There is a huge push to expand the use of AI in higher education.
Reasons for such are quite understandable as the future of higher education is closely linked with developments on latest technologies and computing capacities of new intelligent machines. Talking of intelligent machines, in this field advances in artificial intelligence opens to new possibilities as well as a set of challenges for teaching and learning in higher education.
As far as the possibilities are concerned they are way too high to ignore and this is the reason even after witnessing challenges, this technology is making inroads in the higher education sector. AI will help change and shape the future of Universities and higher education for the better. For instance, using AI brings in more efficiency in administrative areas such as admissions and giving students faster and more personalized feedback. By using AI, universities are able to streamline their processes, resulting in cost savings and better service levels.
Practical Usage of Artificial Intelligence in Colleges & Universities
Using AI as Teaching Assistants in Universities
At the Rensselaer Polytechnic Institute for example, students are immersing themselves in Chinese culture without stepping out of classroom. You must be wondering but how is that possible? Isn’t it?
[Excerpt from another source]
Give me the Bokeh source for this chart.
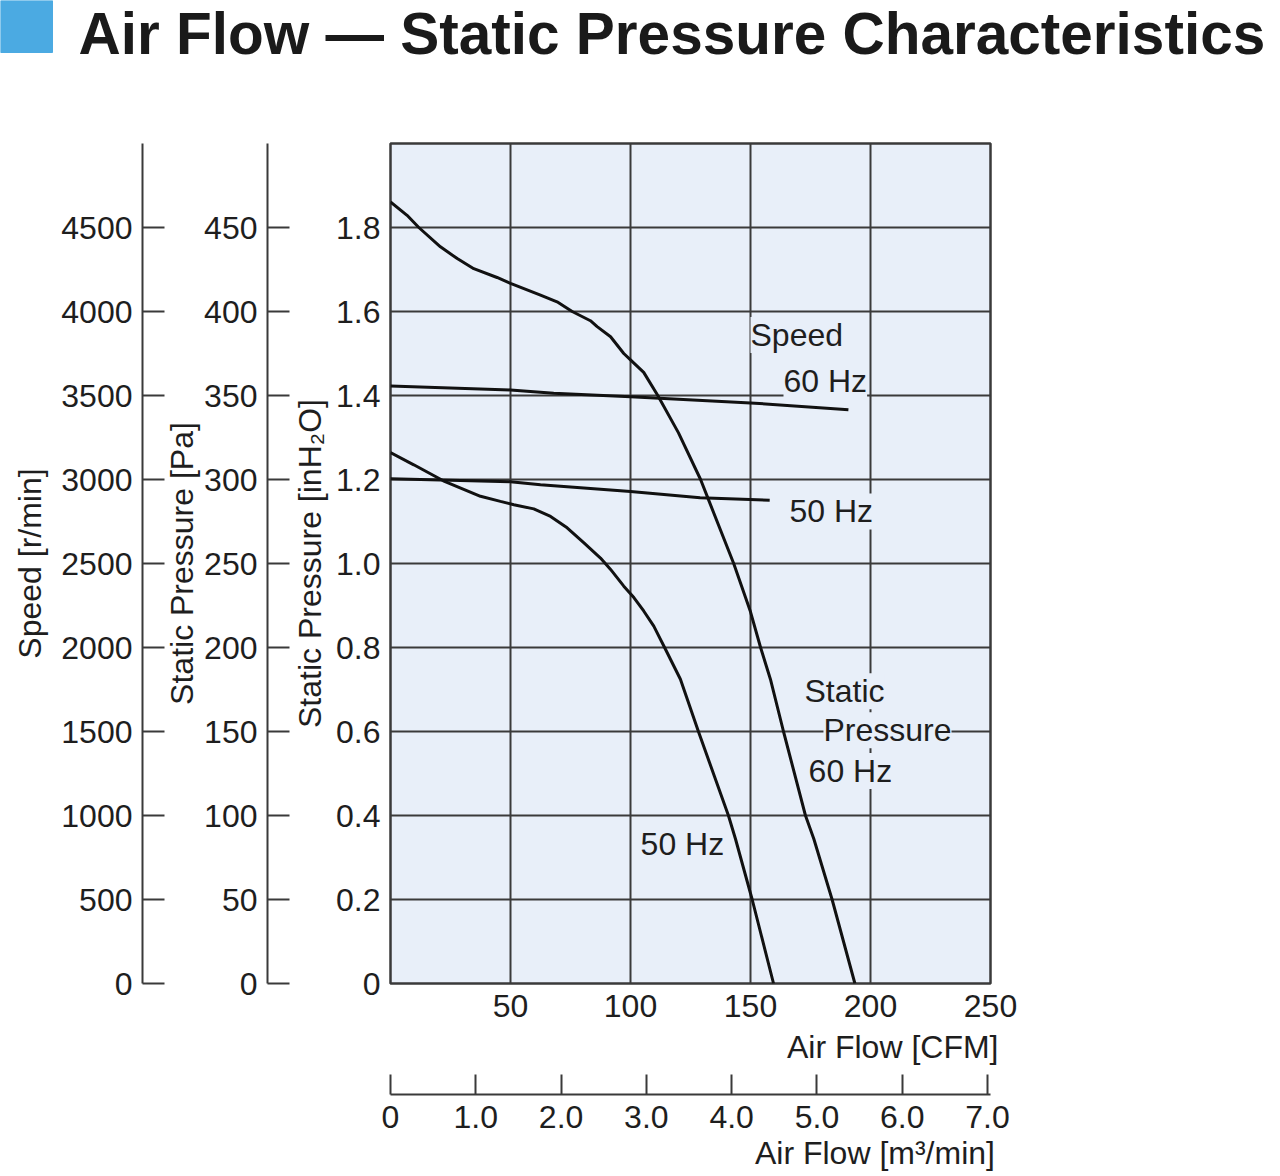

Well, the University in collaboration with the tech giant IBM has created a collective project called – ‘The Mandarin Project’ with the help of which they place students in the virtual world. So the students get the freedom to practice their mandarin language skills in a series of simulated scenarios.
Students get accurate feedback and coaching on correct pronunciation and sentence structure not by a teacher but with the help of AI. Professor Zhou of the University is actually experimenting with AI and thus is closely observing the performance of AI assistance to help students in the course in real time.
Similarly, at Georgia Institute of Technology makes good use of AI teaching assistants in undergraduate computing course. Professor Ashok Goel of computer and cognitive science has been working with virtual teaching assistants for several years. He had built his famous AI powered assistant- Jill Watson in collaboration with IBM.
Professor Goel’s students have become pretty good at ‘figuring out what is AI’ and in a discussion forum they could even distinguish between AI and human TAs.
AI Used as a Medium to Connect students
Andrew Magliozzi the co-founder and CEO of AdmitHub have built AI powered chat bot for institutions such as Arizona State University and California State University at Northridge. This is built with a purpose to recruit and enrol students and retain them.
The university has mace the chat bots as their mascot and communicates with students through the medium of text rather than through an app. To quote what Magliozzi said, “we find students have a higher willingness to be candid with these bots and discuss on personal issues such as health, finances, immigration status or family issues quite frankly as students don’t feel judged.”
AI offers Precise & Detailed Feedback on Students
Professor Erik Anderson, a Computer Science Assistant Professor at Cornell University has built a program in collaboration with colleagues from the University of Pennsylvania, University of Washington and Microsoft. The program is designed keeping in mind the maths teachers which will help them to discover how students arrived at incorrect answers. Speaking on the program, Anderson said, “The AI reverse- engineers the student thought process. It provides a much more nuanced view of what the student is doing.”
The program is still in its developing stage and with more enhancement made on the technology, Professor Anderson thinks, in the future it would be able to even understand more complex mathematical calculations and grade homework intelligently that will help and give students more ‘detailed feedback and awarding partial credit.’
Why isArtificial Intelligence poised to expand in Higher Education?
Using AI algorithms, Universities can actually personalize learning and deliver content suitable to the students’ needs and pace of learning.
By offering personalized and adaptive learning opportunities institutions will address the diverse needs of the learning ecosystem. And such was a dire need for all Universities from time immemorial as the ‘one module guide for all’ failed tremendously to nurture students’ talents and their learning ability as a whole.
With time as educational AI develops, students will be able to study sitting at their comfort zone and at their convenient time using whatever platform they want. Universities are working on using AI enabled smart building concepts to redesign learning spaces. Modern smart classroom spaces are now generally equipped with circular tables, laptops, flat screen monitors, multiple projectors and whiteboards to support active and collaborative learning.
This could well mean that teachers now get a chance to move away from a traditional classroom set-up to a more interactive style of working that helps encourage deeper learning approaches.
Ai innovations is also opening up an avenue for Universities to make use of the blockchain technology that is set to revolutionise the entire gamut of higher education. Higher education institutions will be using this advanced technology to automate recognition and the transfer of credits, potentially opening up learning opportunities across the universities. Soon universities will be using blockchain technology to even register and record the intellectual property rights arising from scholarly researches and how they would do so, are something that time would reveal as the technology goes conventional in the higher education space.
Joseph E. Aoun of the Northeastern University thinks that, Artificial Intelligence can become a more valuable supportive tool for the teachers if they start raising their voice towards its adoption. To quote Aoun’s words, “We will need to re-envision the curriculum, invest in experiential education and put lifelong learning at the heart of what we do. AI can serve as an enabler …so that teachers will have more time to develop to helping students integrate their learning.”